I totally appreciate the value of puzzles: they fill out what might otherwise be a short game. And it’s been difficult getting rid of them. But we don’t want people just looking around. We want to keep them and the game’s tempo moving, moving, moving. If we have the time and resources we’ll come up with the odd puzzle, but we have no intention of breaking flow.”
Besides structure, the difference between Bayonetta and DMC comes down to basic anatomy. With four limbs armed, its heroine simply has more points on the compass from which to attack. Kamiya fires up a level and, as it’s loading, our titular character is doing her thing against a black backdrop on a mirrored floor. She’s a hurricane, striking a different pose each split second, her clacking heels drowned out by the non-stop jangle of spent shell casings. Then the game begins, and any thoughts of ‘epic battle’ are immediately shattered by a game that’s clearly looked at God of War and thought: “Bah. Lightweights.”
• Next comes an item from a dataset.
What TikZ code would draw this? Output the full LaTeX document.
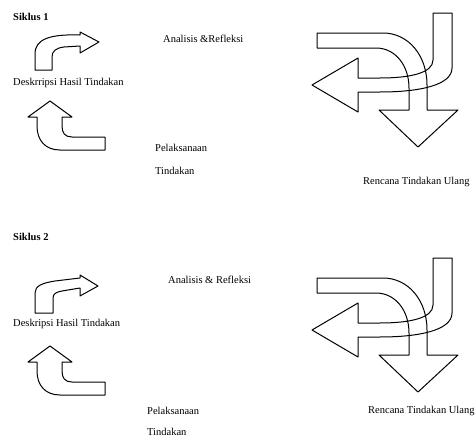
\documentclass[tikz,border=0pt]{standalone}
\usepackage{fontspec}
\setmainfont{Liberation Serif}
\tikzset{
  blok/.style={line width=1pt, line join=round},
  teks/.style={anchor=west, inner sep=0pt, font=\fontsize{10.5}{12}\selectfont},
  judul/.style={teks, font=\fontsize{10.5}{12}\selectfont\bfseries}
}
% the three block arrows that both cycles share
\def\siklusarrows{
  % arrow upwards (bottom left)
  \draw[blok] (50,101) -- (72,117) -- (62,117) -- (62,126)
    .. controls (62,133) and (65,137) .. (72,137) -- (105,137) -- (105,150)
    -- (60,150) .. controls (45,150) and (37,140) .. (37,126) -- (37,117)
    -- (28,117) -- cycle;
  % arrow downwards (right)
  \draw[blok] (317,33) -- (383,33) .. controls (408,33) and (427,55) .. (427,85)
    -- (427,110) -- (458,110) -- (418,147) -- (379,110) -- (409,110) -- (409,88)
    .. controls (409,65) and (395,48) .. (376,48) -- (317,48) -- cycle;
  % arrow to the left (right)
  \draw[blok] (433,13) -- (452,13) -- (452,68)
    .. controls (452,85) and (420,92) .. (380,92) -- (358,92) -- (358,112)
    -- (312,85) -- (358,58) -- (358,78) -- (380,78)
    .. controls (410,78) and (433,73) .. (433,60) -- cycle;
}

\begin{document}
\begin{tikzpicture}[x=1pt,y=-1pt]
  \useasboundingbox (0,0) rectangle (475,439);
  %%%%% SIKLUS 1 %%%%%
  \node[judul] (siklus1) at (13,17) {Siklus 1};
  \node[teks] (analisis1) at (163,39) {Analisis \&Refleksi};
  \node[teks] (deskripsi1) at (13,83) {Deskrripsi Hasil Tindakan};
  \node[teks] (pelaksanaan1) at (155,148) {Pelaksanaan};
  \node[teks] (tindakan1) at (155,171) {Tindakan};
  \node[teks] (rencana1) at (363,182) {Rencana Tindakan Ulang};
  \draw[blok] (35,70) -- (35,54) .. controls (35,39) and (50,34) .. (80,35)
    -- (80,32) -- (99,42) -- (80,53) -- (80,46) -- (64,47)
    .. controls (56,48) and (52,51) .. (52,57) -- (52,70) -- cycle;
  \siklusarrows

  %%%%% SIKLUS 2 %%%%%
  \node[judul] (siklus2) at (13,237) {Siklus 2};
  \node[teks] (analisis2) at (168,280) {Analisis \& Refleksi};
  \node[teks] (deskripsi2) at (13,324) {Deskripsi Hasil Tindakan};
  \node[teks] (pelaksanaan2) at (147,411) {Pelaksanaan};
  \node[teks] (tindakan2) at (147,432) {Tindakan};
  \node[teks] (rencana2) at (368,411) {Rencana Tindakan Ulang};
  \draw[blok] (35,313) -- (35,293) .. controls (35,286) and (42,283) .. (55,281)
    -- (80,278) -- (80,275) -- (98,286) -- (80,296) -- (80,288) -- (62,291)
    .. controls (56,292) and (53,294) .. (53,298) -- (53,313) -- cycle;
  \begin{scope}[shift={(0,245)}]
    \siklusarrows
  \end{scope}
\end{tikzpicture}
\end{document}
The Vestibule is a DMC-style arena battle with the same style of attack waves, the same dynamic tactics, and the same unpredictable formations. But it’s the arena itself that sets it apart: the face of a tumbling clock tower, crashing from the sky through the clouds and down a massive cliff face, whittled to mere fragments as it smashes against the rock. Quite what it was doing up there to begin with is a mystery, but what’s important is the sheer wealth of special effects that swirl and mutate around you. At a glance, the individual character models and textures aren’t quite up there with those of DMC4 – but as a blitzkrieg of action that spans every possible inch of the screen, it’s unlike anything you’ve seen.